Hi,
the Hirzebruch surface $F_n$ admits a deformation for $0\leq m\leq n$ defined by the equation
$$
\mathcal{M}=\{ ([x_0:x_1],[y_0:y_1:y_2],t) \in \mathbb{P}^1 \times \mathbb{P}^2 \times \mathbb{C}| x_0^ny_1-x_1^ny_0 + t x_0^{n-m}x_1^m y_2 =0\}
$$
The central fiber is $F_n$ while a noncentral fiber is isomorphic to $F_{n-2m}$.
Each fiber $\mathcal{M}_t$ is toric. However it seems almost always impossible to find a differentiable action of the torus $T^2$ on $\mathcal M$ that would preserve and act holomorphically and torically on the fibers.
I would like to know whether this is correct and why.
Thanks a lot.
Best Answer
What you say is correct and here is a proof.
First remark is that if there were such an action of $T^2$ holomorphic on the fibers and smooth on $M$, it would be just simply holomorphic on $M$. Indeed, for a fixed toric surface, $T^2$ can act on it holomorphically only in a discreet number of ways, that (provided we fix a base in $H_1(T^2,\mathbb Z))$ are parametrized by $SL(2,\mathbb Z)$. The space $M\setminus M_0$ is a locally holomorphically trivial fibration, so $T^2$ would act on it holomorphically. Now, since the action of $T^2$ on $M$ is continuous it must be holomorphic, because any continuous vector field on a complex manifold, holomorphic outside a set of co-dimension $1$ is holomorphic.

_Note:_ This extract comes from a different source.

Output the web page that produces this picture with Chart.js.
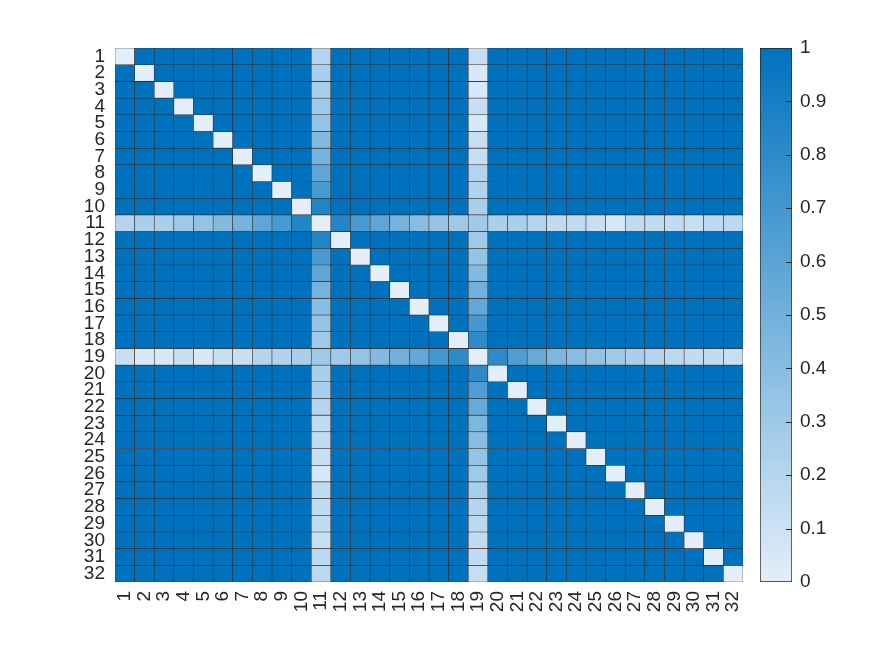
<!DOCTYPE html>
<html>
<head>
<meta charset="utf-8">
<script src="https://cdn.jsdelivr.net/npm/chart.js@4.4.1/dist/chart.umd.min.js"></script>
<style>
  body { margin: 0; background: #fff; }
  #wrap { position: relative; width: 875px; height: 656px; }
  #heat { position: absolute; left: 0; top: 0; }
  #bar { position: absolute; left: 740px; top: 0; }
</style>
</head>
<body>
<div id="wrap">
  <canvas id="heat" width="875" height="656"></canvas>
  <canvas id="bar" width="135" height="656"></canvas>
</div>
<script>
const labels = ['1','2','3','4','5','6','7','8','9','10','11','12','13','14','15','16',
  '17','18','19','20','21','22','23','24','25','26','27','28','29','30','31','32'];

// row / column 11 against every variable
const row11 = [0.20, 0.25, 0.25, 0.30, 0.35, 0.42, 0.48, 0.58, 0.68, 0.85, 0, 0.85,
  0.68, 0.58, 0.48, 0.40, 0.35, 0.30, 0.30, 0.25, 0.25, 0.20, 0.15, 0.15, 0.12, 0.05,
  0.15, 0.15, 0.15, 0.12, 0.17, 0.17];

// row / column 19 against every variable
const row19 = [0.12, 0.05, 0.05, 0.12, 0.05, 0.12, 0.12, 0.20, 0.22, 0.25, 0.30, 0.30,
  0.35, 0.42, 0.50, 0.57, 0.70, 0.80, 0, 0.80, 0.65, 0.55, 0.45, 0.40, 0.35, 0.30,
  0.25, 0.20, 0.18, 0.15, 0.15, 0.12];

const baseValue = 1;
const colorTicks = [0, 0.1, 0.2, 0.3, 0.4, 0.5, 0.6, 0.7, 0.8, 0.9, 1];

const lo = [227, 238, 249];
const hi = [0, 114, 189];
const textColor = '#262626';
const font = { family: "'Liberation Sans', Arial, sans-serif", size: 19 };

function cellValue(r, c) {
  if (r === c) return 0;
  if (r === 11) return row11[c - 1];
  if (c === 11) return row11[r - 1];
  if (r === 19) return row19[c - 1];
  if (c === 19) return row19[r - 1];
  return baseValue;
}

function toColor(v) {
  const m = lo.map((a, i) => Math.round(a + (hi[i] - a) * v));
  return `rgb(${m[0]},${m[1]},${m[2]})`;
}

const datasets = labels.map((_, ri) => {
  const r = ri + 1;
  return {
    label: 'row ' + r,
    data: labels.map(() => [r - 0.5, r + 0.5]),
    backgroundColor: labels.map((_, ci) => toColor(cellValue(r, ci + 1))),
    borderColor: '#2b2b2b',
    borderWidth: 0.6,
    borderSkipped: false,
    barPercentage: 1,
    categoryPercentage: 1,
    grouped: false
  };
});

new Chart(document.getElementById('heat'), {
  type: 'bar',
  data: { labels: labels, datasets: datasets },
  options: {
    responsive: false,
    animation: false,
    events: [],
    layout: { padding: { left: 0, top: 48, right: 132, bottom: 0 } },
    plugins: { legend: { display: false }, tooltip: { enabled: false } },
    scales: {
      x: {
        grid: { display: false, drawTicks: false },
        border: { display: false },
        ticks: { color: textColor, font: font, autoSkip: false, minRotation: 90, maxRotation: 90, padding: 9 },
        afterFit: (s) => { s.height = 74; }
      },
      y: {
        min: 0.5,
        max: 32.5,
        reverse: true,
        grid: { display: false, drawTicks: false },
        border: { display: false },
        afterBuildTicks: (s) => { s.ticks = labels.map((_, i) => ({ value: i + 1 })); },
        ticks: { color: textColor, font: font, autoSkip: false, padding: 10, callback: (v) => labels[v - 1] },
        afterFit: (s) => { s.width = 115; }
      }
    }
  }
});

// short inward tick marks on the right edge of the colour bar
const innerTicks = {
  id: 'innerTicks',
  afterDatasetsDraw(chart) {
    const y = chart.scales.y;
    const right = chart.chartArea.right;
    const c = chart.ctx;
    c.save();
    c.strokeStyle = textColor;
    c.lineWidth = 1;
    y.ticks.forEach((t) => {
      if (t.value === 0 || t.value === 1) return;
      const py = Math.round(y.getPixelForValue(t.value)) + 0.5;
      c.beginPath();
      c.moveTo(right - 6, py);
      c.lineTo(right, py);
      c.stroke();
    });
    c.restore();
  }
};

// colour bar
new Chart(document.getElementById('bar'), {
  type: 'bar',
  data: {
    labels: [''],
    datasets: [{
      data: [[0, 1]],
      backgroundColor: (ctx) => {
        const area = ctx.chart.chartArea;
        if (!area) return toColor(1);
        const g = ctx.chart.ctx.createLinearGradient(0, area.bottom, 0, area.top);
        g.addColorStop(0, toColor(0));
        g.addColorStop(1, toColor(1));
        return g;
      },
      borderColor: textColor,
      borderWidth: 1,
      borderSkipped: false,
      barPercentage: 1,
      categoryPercentage: 1
    }]
  },
  plugins: [innerTicks],
  options: {
    responsive: false,
    animation: false,
    events: [],
    layout: { padding: { left: 20, top: 48, right: 0, bottom: 74 } },
    plugins: { legend: { display: false }, tooltip: { enabled: false } },
    scales: {
      x: { display: false },
      y: {
        position: 'right',
        min: 0,
        max: 1,
        grid: { display: false, drawTicks: false },
        border: { display: false },
        afterBuildTicks: (s) => { s.ticks = colorTicks.map(v => ({ value: v })); },
        ticks: { color: textColor, font: font, padding: 8, callback: (v) => String(v) },
        afterFit: (s) => { s.width = 83; }
      }
    }
  }
});
</script>
</body>
</html>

So, to finish we need to show that there is no holomorphic action of $T^2$ on $M$. To do this take first any Kahler metric on $M$ and homogenise it under the action of $T^2$. Now, the action of $T^2$ becomes Hamiltonian, so we have a fiberwise moment map. For each fiber the image of the moment map is a $4$-gon on $\mathbb R^2$ and this $4$-gon varies continuously with the fiber. Here we get a contradiction. Indeed, the polygons corresponding to $F_n$ can not be continuously deformed to those of $F_{n-2m}$ without degenerating them at some point (I assume $n\ne m$ but I guess one can exclude this case as well).
Note that in the last reasoning we could have just taken a product Kahler form on $\mathbb P^1\times \mathbb P^2\times \mathbb C$ and restrict it to $M$. In this case the image of the moment map would not have varied at all (but the above reasoning is more universal since it does not use any information about $M$).